Iran's new hostage crisis
By seizing 15 British sailors, the embattled Iranians aim to rally anti-Western sentiment and force the Brits from Iraq.
By Juan Cole
Apr. 03, 2007 | The lofty invocations of international law by the British and Iranian governments disguise the banal origins of their current dispute: used cars. The British naval personnel had boarded an Indian vessel they thought was smuggling old automobiles into Iraq. Tehran maintains that they then veered into Iranian waters.
It is not really about used cars, of course, but rather an unpopular and isolated Iranian government attempting to rally support and strengthen itself. The capture by Iranian Revolutionary Guards of 15 British sailors and marines on March 23 has set off a diplomatic crisis and mobilized the public in both Britain and Iran. The ever combative Iranian President Mahmoud Ahmadinejad declared Saturday "that instead of apologizing to the Iranian nation, the British were acting as if Iran owed them something." A member of the Parliament in Tehran called for the British personnel to be tried for espionage, while the Iranian Embassy in Thailand asked other nations to denounce what it called a British trespass into its sovereign territory. On Sunday, a small crowd of some 200 demonstrators threw stones and firecrackers at the British Embassy in Tehran. It was not much of a demonstration, and Iranian police kept them in check when they tried to storm onto the embassy grounds.
British public opinion was inflamed on Sunday after Iranian television showed the captured seamen admitting that they had strayed into Iranian waters at the mouth of the Shatt al-Arab waterway, which forms the disputed border between Iran and Iraq. Iran seemed to be vying with 1950s North Korea for the title of creepiest brain-washer. Former 1st Sea Lord Adm. Sir Alan West decried the performance of the sailors as a product of coercion and sniffed that it "does not reflect the price of fish."

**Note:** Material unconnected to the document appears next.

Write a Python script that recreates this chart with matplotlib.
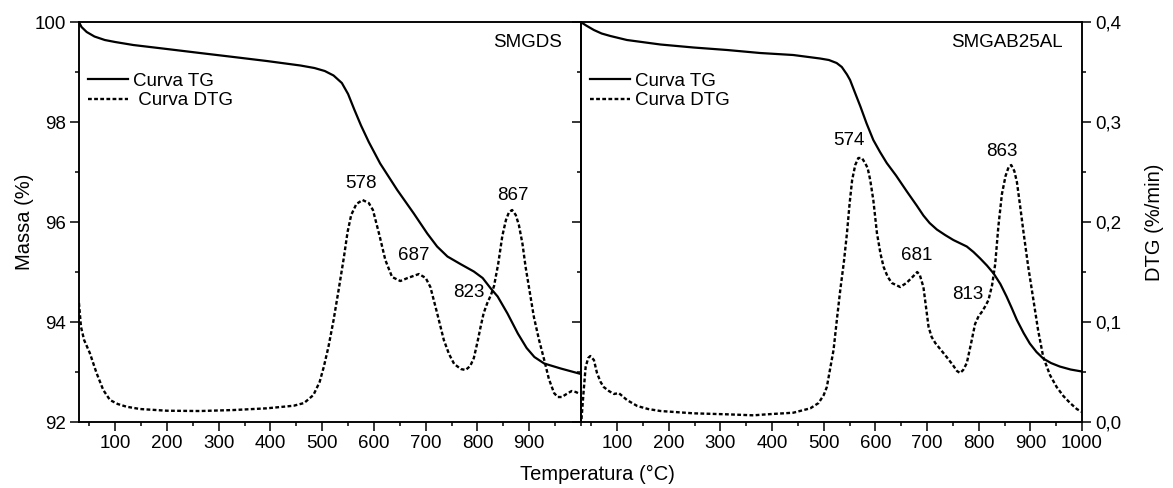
import matplotlib
matplotlib.use("Agg")
import matplotlib.pyplot as plt
from matplotlib.ticker import MultipleLocator, FixedLocator, FuncFormatter

plt.rcParams['font.family'] = ['Liberation Sans', 'DejaVu Sans']

# SMGDS - TG (massa %) e DTG (%/min)
smgds_tg_t = [30, 35, 45, 60, 80, 100, 135, 200, 264, 329, 393, 458, 485, 505, 522, 538, 550, 562,
              575, 590, 612, 645, 677, 703, 722, 742, 767, 793, 810, 825, 839, 858, 878, 895, 910,
              929, 961, 1000]
smgds_tg_m = [100.0, 99.90, 99.80, 99.71, 99.64, 99.60, 99.54, 99.46, 99.38, 99.30, 99.22, 99.13,
              99.08, 99.02, 98.93, 98.78, 98.56, 98.25, 97.93, 97.60, 97.17, 96.64, 96.17, 95.77,
              95.51, 95.31, 95.16, 95.01, 94.88, 94.68, 94.51, 94.17, 93.77, 93.48, 93.30, 93.17,
              93.07, 92.96]
smgds_dtg_t = [30, 34, 40, 51, 64, 77, 90, 105, 122, 148, 200, 264, 329, 393, 445, 465, 483, 495,
               503, 512, 522, 532, 542, 549, 556, 566, 578, 590, 598, 604, 610, 622, 635, 651, 665,
               687, 700, 709, 722, 735, 745, 755, 768, 777, 786, 793, 800, 806, 812, 819, 826, 832,
               840, 848, 855, 861, 867, 874, 880, 887, 893, 901, 909, 919, 929, 938, 948, 955, 963,
               972, 982, 990, 998]
smgds_dtg_v = [0.119, 0.095, 0.082, 0.069, 0.049, 0.032, 0.022, 0.018, 0.0153, 0.013, 0.0113,
               0.011, 0.012, 0.0137, 0.0163, 0.019, 0.027, 0.040, 0.055, 0.075, 0.102, 0.133,
               0.165, 0.190, 0.207, 0.218, 0.222, 0.219, 0.212, 0.200, 0.188, 0.162, 0.145, 0.141,
               0.144, 0.148, 0.144, 0.135, 0.109, 0.082, 0.068, 0.058, 0.053, 0.052, 0.056, 0.064,
               0.080, 0.095, 0.109, 0.119, 0.127, 0.136, 0.158, 0.186, 0.202, 0.210, 0.212, 0.207,
               0.197, 0.178, 0.155, 0.130, 0.105, 0.082, 0.062, 0.043, 0.029, 0.025, 0.025, 0.028,
               0.031, 0.030, 0.028]
smgds_peaks = [578, 687, 823, 867]
smgds_peak_pos = [(574, 0.239), (677, 0.167), (784, 0.130), (869, 0.227)]

# SMGAB25AL - TG (massa %) e DTG (%/min)
smgab_tg_t = [31, 40, 55, 70, 87, 119, 184, 248, 313, 377, 441, 493, 510, 525, 535, 545, 551, 560,
              571, 583, 596, 609, 622, 640, 661, 680, 693, 705, 719, 735, 751, 765, 777, 790, 803,
              816, 829, 842, 854, 864, 874, 887, 899, 912, 925, 940, 957, 978, 1000]
smgab_tg_m = [99.99, 99.93, 99.84, 99.77, 99.72, 99.64, 99.55, 99.49, 99.44, 99.38, 99.34, 99.27,
              99.24, 99.18, 99.10, 98.95, 98.84, 98.60, 98.31, 97.97, 97.64, 97.40, 97.18, 96.93,
              96.61, 96.33, 96.13, 95.98, 95.85, 95.74, 95.64, 95.57, 95.51, 95.40, 95.27, 95.13,
              94.97, 94.76, 94.51, 94.28, 94.04, 93.78, 93.57, 93.40, 93.27, 93.18, 93.11, 93.05,
              93.01]
smgab_dtg_t = [31, 35, 39, 44, 48, 55, 61, 68, 74, 84, 94, 103, 110, 119, 139, 160, 184, 248, 313,
               364, 390, 441, 474, 490, 500, 506, 513, 519, 526, 532, 539, 545, 550, 555, 561, 567,
               574, 580, 585, 590, 596, 603, 610, 616, 624, 632, 648, 660, 670, 681, 686, 693, 698,
               703, 709, 716, 727, 738, 750, 758, 764, 770, 777, 785, 793, 800, 806, 813, 819, 826,
               832, 838, 845, 852, 858, 863, 869, 874, 880, 887, 896, 906, 915, 925, 938, 951, 964,
               977, 990, 1000]
smgab_dtg_v = [0.003, 0.030, 0.055, 0.064, 0.066, 0.062, 0.049, 0.040, 0.035, 0.031, 0.028, 0.029,
               0.026, 0.022, 0.016, 0.013, 0.011, 0.0087, 0.0077, 0.0067, 0.0077, 0.0093, 0.0137,
               0.019, 0.027, 0.035, 0.055, 0.072, 0.105, 0.132, 0.160, 0.189, 0.218, 0.242, 0.257,
               0.264, 0.264, 0.259, 0.254, 0.242, 0.222, 0.189, 0.168, 0.155, 0.145, 0.139, 0.135,
               0.139, 0.144, 0.150, 0.147, 0.135, 0.115, 0.095, 0.085, 0.079, 0.072, 0.065, 0.057,
               0.051, 0.049, 0.052, 0.059, 0.078, 0.098, 0.106, 0.110, 0.116, 0.122, 0.137, 0.158,
               0.195, 0.228, 0.246, 0.255, 0.257, 0.251, 0.240, 0.217, 0.189, 0.155, 0.122, 0.092,
               0.065, 0.047, 0.035, 0.026, 0.019, 0.013, 0.010]
smgab_peaks = [574, 681, 813, 863]
smgab_peak_pos = [(548, 0.282), (680, 0.167), (778, 0.128), (845, 0.271)]

FS = 13.5
DASH = (0, (1.6, 1.0))

fig = plt.figure(figsize=(11.73, 4.88), dpi=100)
axL = fig.add_axes([0.0673, 0.1352, 0.4280, 0.8197])
axR = fig.add_axes([0.4953, 0.1352, 0.4271, 0.8197])

comma = FuncFormatter(lambda v, p: f"{v:.1f}".replace('.', ','))


def panel(ax, tg_t, tg_m, dtg_t, dtg_v, peaks, peak_pos, name, xticks, leg_labels):
    ax.plot(tg_t, tg_m, color='black', lw=1.6, label=leg_labels[0])
    ax.set_xlim(30, 1000)
    ax.set_ylim(92, 100)
    ax.xaxis.set_major_locator(FixedLocator(xticks))
    ax.xaxis.set_minor_locator(MultipleLocator(50))
    ax.yaxis.set_major_locator(MultipleLocator(2))
    ax.yaxis.set_minor_locator(MultipleLocator(1))
    ax.tick_params(which='both', direction='out', width=1.1, labelsize=FS, pad=3,
                   top=False, right=False)
    ax.tick_params(which='major', length=6.5)
    ax.tick_params(which='minor', length=3.2)
    for s in ax.spines.values():
        s.set_linewidth(1.1)

    tw = ax.twinx()
    tw.plot(dtg_t, dtg_v, color='black', lw=1.7, linestyle=DASH, label=leg_labels[1])
    tw.set_ylim(0, 0.4)
    tw.yaxis.set_major_locator(MultipleLocator(0.1))
    tw.yaxis.set_minor_locator(MultipleLocator(0.05))
    tw.yaxis.set_major_formatter(comma)
    tw.tick_params(which='both', direction='out', width=1.1, labelsize=FS, pad=3)
    tw.tick_params(which='major', length=6.5)
    tw.tick_params(which='minor', length=3.2)
    for s in tw.spines.values():
        s.set_linewidth(1.1)

    for lab, (x, y) in zip(peaks, peak_pos):
        tw.text(x, y, str(lab), ha='center', va='center', fontsize=FS)
    tw.text(0.962, 0.948, name, transform=tw.transAxes, ha='right', va='center', fontsize=FS)

    h1, l1 = ax.get_legend_handles_labels()
    h2, l2 = tw.get_legend_handles_labels()
    tw.legend(h1 + h2, l1 + l2, loc='upper left', bbox_to_anchor=(0.004, 0.89),
              frameon=False, fontsize=FS, handlelength=2.15, handletextpad=0.3,
              labelspacing=0.12, borderpad=0, borderaxespad=0.35)
    return tw


twL = panel(axL, smgds_tg_t, smgds_tg_m, smgds_dtg_t, smgds_dtg_v, smgds_peaks,
            smgds_peak_pos, 'SMGDS', range(100, 1000, 100), ['Curva TG', ' Curva DTG'])
twR = panel(axR, smgab_tg_t, smgab_tg_m, smgab_dtg_t, smgab_dtg_v, smgab_peaks,
            smgab_peak_pos, 'SMGAB25AL', range(100, 1001, 100), ['Curva TG', 'Curva DTG'])

# left panel: only mass axis on the left; right panel: DTG axis on the right
twL.tick_params(which='both', right=False, labelright=False)
axR.tick_params(which='both', labelleft=False)

axL.set_ylabel('Massa (%)', fontsize=14.5, labelpad=0)
twR.set_ylabel('DTG (%/min)', fontsize=14.5, labelpad=17)
fig.text(0.509, 0.027, 'Temperatura (°C)', ha='center', va='center', fontsize=14.5)

fig.savefig('out.png', dpi=100)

Although Britain insists that a global positioning signal demonstrates that the British boat was in Iraqi waters, in fact the maritime border between Iraq and Iran has never been agreed upon by the two neighbors. Military action seems an unlikely way to secure the release of the soldiers, and Tony Blair's government has given up threats of moving into a "different phase" and has focused on intensive negotiations. "We are anxious that this matter be resolved as quickly as possible and that it be resolved by diplomatic means, and we are bending every single effort to that," British Secretary of Defense Des Browne said on Sunday. "We are in direct bilateral communication with the Iranians."
Britain, an advanced technological society, has the world's second-most-powerful military, and a GNP per capita of $33,000. Iran is still a developing country, with a per capita income of only $2,800, despite its oil wealth. Why would the Iranian leadership risk such a confrontation over a minor issue? Even if the British boat had strayed into Iranian waters, it could not have been by much, and nations routinely grant such passage to nonbelligerent vessels. The conflict is not about incursions into sovereign territory any more than it is about used-car smuggling.